### DATA LINES ###

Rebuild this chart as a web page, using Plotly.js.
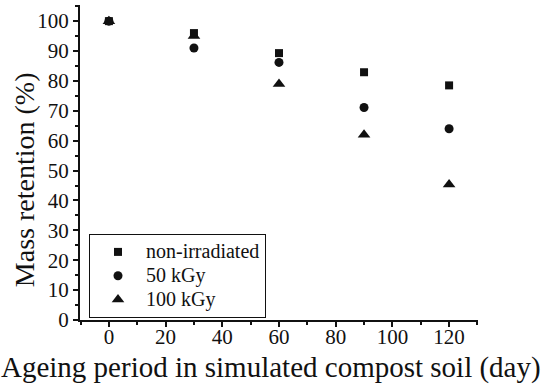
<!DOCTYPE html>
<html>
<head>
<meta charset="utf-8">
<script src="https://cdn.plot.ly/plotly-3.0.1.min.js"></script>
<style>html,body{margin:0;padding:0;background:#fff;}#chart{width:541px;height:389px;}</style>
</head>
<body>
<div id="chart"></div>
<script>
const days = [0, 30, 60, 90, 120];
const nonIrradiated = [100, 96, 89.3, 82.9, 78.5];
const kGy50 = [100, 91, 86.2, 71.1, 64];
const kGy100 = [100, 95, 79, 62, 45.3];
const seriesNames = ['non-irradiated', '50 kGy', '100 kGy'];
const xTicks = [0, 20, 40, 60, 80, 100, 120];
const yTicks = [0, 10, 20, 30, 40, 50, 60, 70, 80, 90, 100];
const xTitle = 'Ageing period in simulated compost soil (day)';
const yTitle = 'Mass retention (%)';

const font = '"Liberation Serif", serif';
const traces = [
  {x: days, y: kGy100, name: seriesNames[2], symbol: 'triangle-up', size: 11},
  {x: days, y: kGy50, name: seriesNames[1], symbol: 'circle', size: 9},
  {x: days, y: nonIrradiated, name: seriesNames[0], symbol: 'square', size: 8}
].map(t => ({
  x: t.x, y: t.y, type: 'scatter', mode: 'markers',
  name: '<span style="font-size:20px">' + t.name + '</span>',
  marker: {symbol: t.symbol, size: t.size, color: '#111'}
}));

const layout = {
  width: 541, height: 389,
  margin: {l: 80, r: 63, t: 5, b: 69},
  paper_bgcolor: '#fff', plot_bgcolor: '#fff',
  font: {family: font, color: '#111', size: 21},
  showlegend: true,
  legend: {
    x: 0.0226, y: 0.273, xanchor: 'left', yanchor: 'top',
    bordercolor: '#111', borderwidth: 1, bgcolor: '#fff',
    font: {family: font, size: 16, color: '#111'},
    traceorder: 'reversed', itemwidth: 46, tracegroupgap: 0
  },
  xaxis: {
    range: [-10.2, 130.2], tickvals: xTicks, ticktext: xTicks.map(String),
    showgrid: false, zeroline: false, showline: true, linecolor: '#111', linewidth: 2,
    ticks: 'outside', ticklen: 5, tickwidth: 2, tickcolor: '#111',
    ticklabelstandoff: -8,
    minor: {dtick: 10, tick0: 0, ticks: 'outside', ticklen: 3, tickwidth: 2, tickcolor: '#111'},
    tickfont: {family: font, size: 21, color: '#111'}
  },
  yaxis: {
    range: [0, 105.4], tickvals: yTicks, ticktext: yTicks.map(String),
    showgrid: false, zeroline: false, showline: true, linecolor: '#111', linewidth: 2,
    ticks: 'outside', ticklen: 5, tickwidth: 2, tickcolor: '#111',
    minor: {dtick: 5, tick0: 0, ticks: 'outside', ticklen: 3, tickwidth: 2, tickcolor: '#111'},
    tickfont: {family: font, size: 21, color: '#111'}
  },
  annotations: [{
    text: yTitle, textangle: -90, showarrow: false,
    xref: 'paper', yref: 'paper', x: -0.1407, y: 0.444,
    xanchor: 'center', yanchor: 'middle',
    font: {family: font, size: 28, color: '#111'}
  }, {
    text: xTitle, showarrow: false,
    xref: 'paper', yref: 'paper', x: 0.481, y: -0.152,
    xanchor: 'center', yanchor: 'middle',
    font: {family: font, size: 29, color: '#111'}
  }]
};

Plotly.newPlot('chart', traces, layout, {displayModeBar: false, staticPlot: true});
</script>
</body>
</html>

###

§ **YOUR TASK**: Locate all lines holding the word "chart", then copy them out.

§ **SOLUTION**:
Rebuild this chart as a web page, using Plotly.js.
<style>html,body{margin:0;padding:0;background:#fff;}#chart{width:541px;height:389px;}</style>
<div id="chart"></div>
Plotly.newPlot('chart', traces, layout, {displayModeBar: false, staticPlot: true});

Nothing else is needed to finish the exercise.